Сослуживец командующего на это улыбался — доволен страданиями был. Будто питали они его. Едой и водой служили. Теплом по ночам холодным. Рядовой — единственный, кто в живых из отряда солдатского остался — кошмары тоже видел. Безумие его скрылось с глаз, да назревало глубоко где-то. Видел Поломского во снах, голос слышал. Среди деревьев тени ему мерещились. Врач помочь старался, да без результата. Сколько бы не выговаривался, сколько бы слез не лил — не легчало. Совсем плохо стало с ним. Об образах мертвых говорил все дни напролет. Рассказывал кого видел, о чем разговаривал. От такого немцы в ступор вставали. Даже гауптман слова сказать не в силах был. Жутко было.

Потом на Васильеву безумец переключился — разговаривал с ней ночью, когда та спала. По голове гладил, еду свою носил. Со временем переросло это в ненависть странную. Избегал рядовой Нади. Из-за деревьев за ней наблюдал, ногтями кору царапая.— Эй, русская! Чего это солдат вдруг так скалиться на тебя-то? Сделала что? Чего дикий такой?

Надежда ежилась от взгляда этого безумного. Страшнее капитанского ей он казался — чего ожидать было не знала, то и пугало. Слежку чувствовала, зубы стучащие слышала. Хоть и относился к этому переводчик со скептицизмом, пленную одну редко оставлял. Рядового выслеживал. Винтовку при себе держал.

Командующий тоже неладное чувствовал. Сердце у него колоть вдруг начало ни с того, ни с сего. Предчувствие дурное появилось. Пристрелить хотел — уже курок зажимал, как сорвался с места обезумевший. И исчез во тьме где-то. В озерах черных, ряской сокрытых. Всплески слышались, хлюпанья. И тишина мертвая.

Пробирало девушку страхом. Тряслась, во тьму вглядываясь, да слезами упиваясь.

— Хорошая у вас, у русских, фраза есть: "Живых бояться надо", — начал как-то переговорщик, рядом присаживаясь, да с той же тревогой оглядываясь. — Они-то, сделать что-то могут.

Сердце в груди сжалось, как шорохи послышались. Вздрогнул немец рядом сидящий. Попятился к командиру. Тот к Васильевой подскочил. Глаза блеснули в чаще. Смех послышался. Глядела девушка, глаз не отводя. Гауптман никак дозваться ее не мог. Грозно кричал, да страх безумный увидел. Впервые по-другому на Васильеву посмотрел.

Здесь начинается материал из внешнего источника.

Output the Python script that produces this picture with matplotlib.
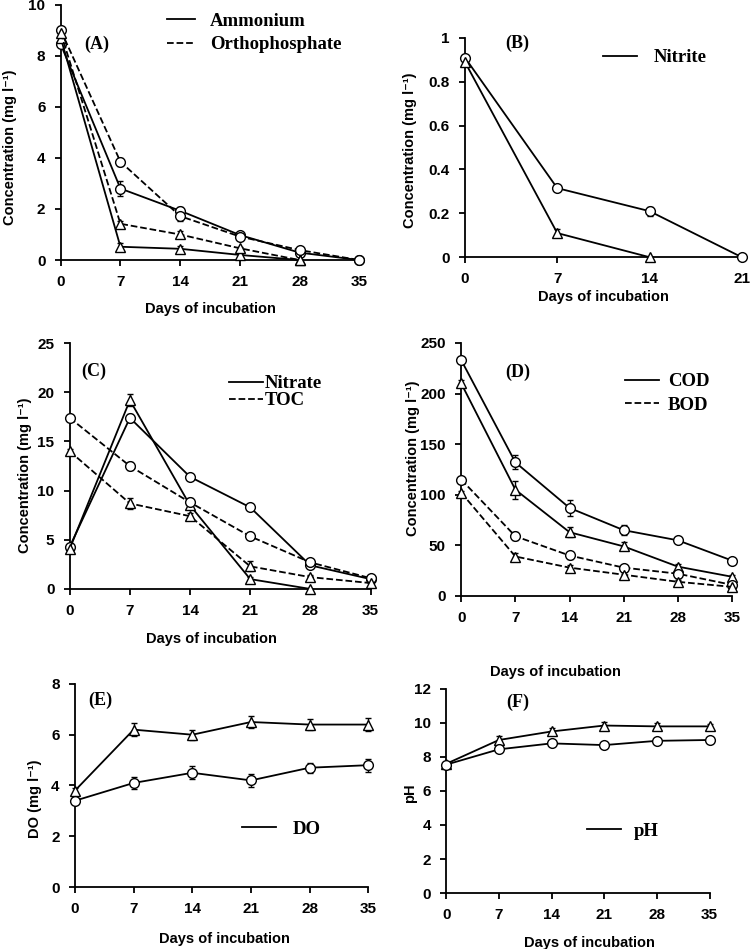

До боли в сердце запуганной была.

Перезарядил он винтовку. Собой закрыл русскую. Выжидал. Переводчик истерически засмеялся, подумал, что шутит командующий. Не будет он на безумца лезть — да ошибся. Вперед зашагал гауптман, во тьму. Шаги только слышались после, выстрелов пару. И смех. Безумный смех, не человеческий.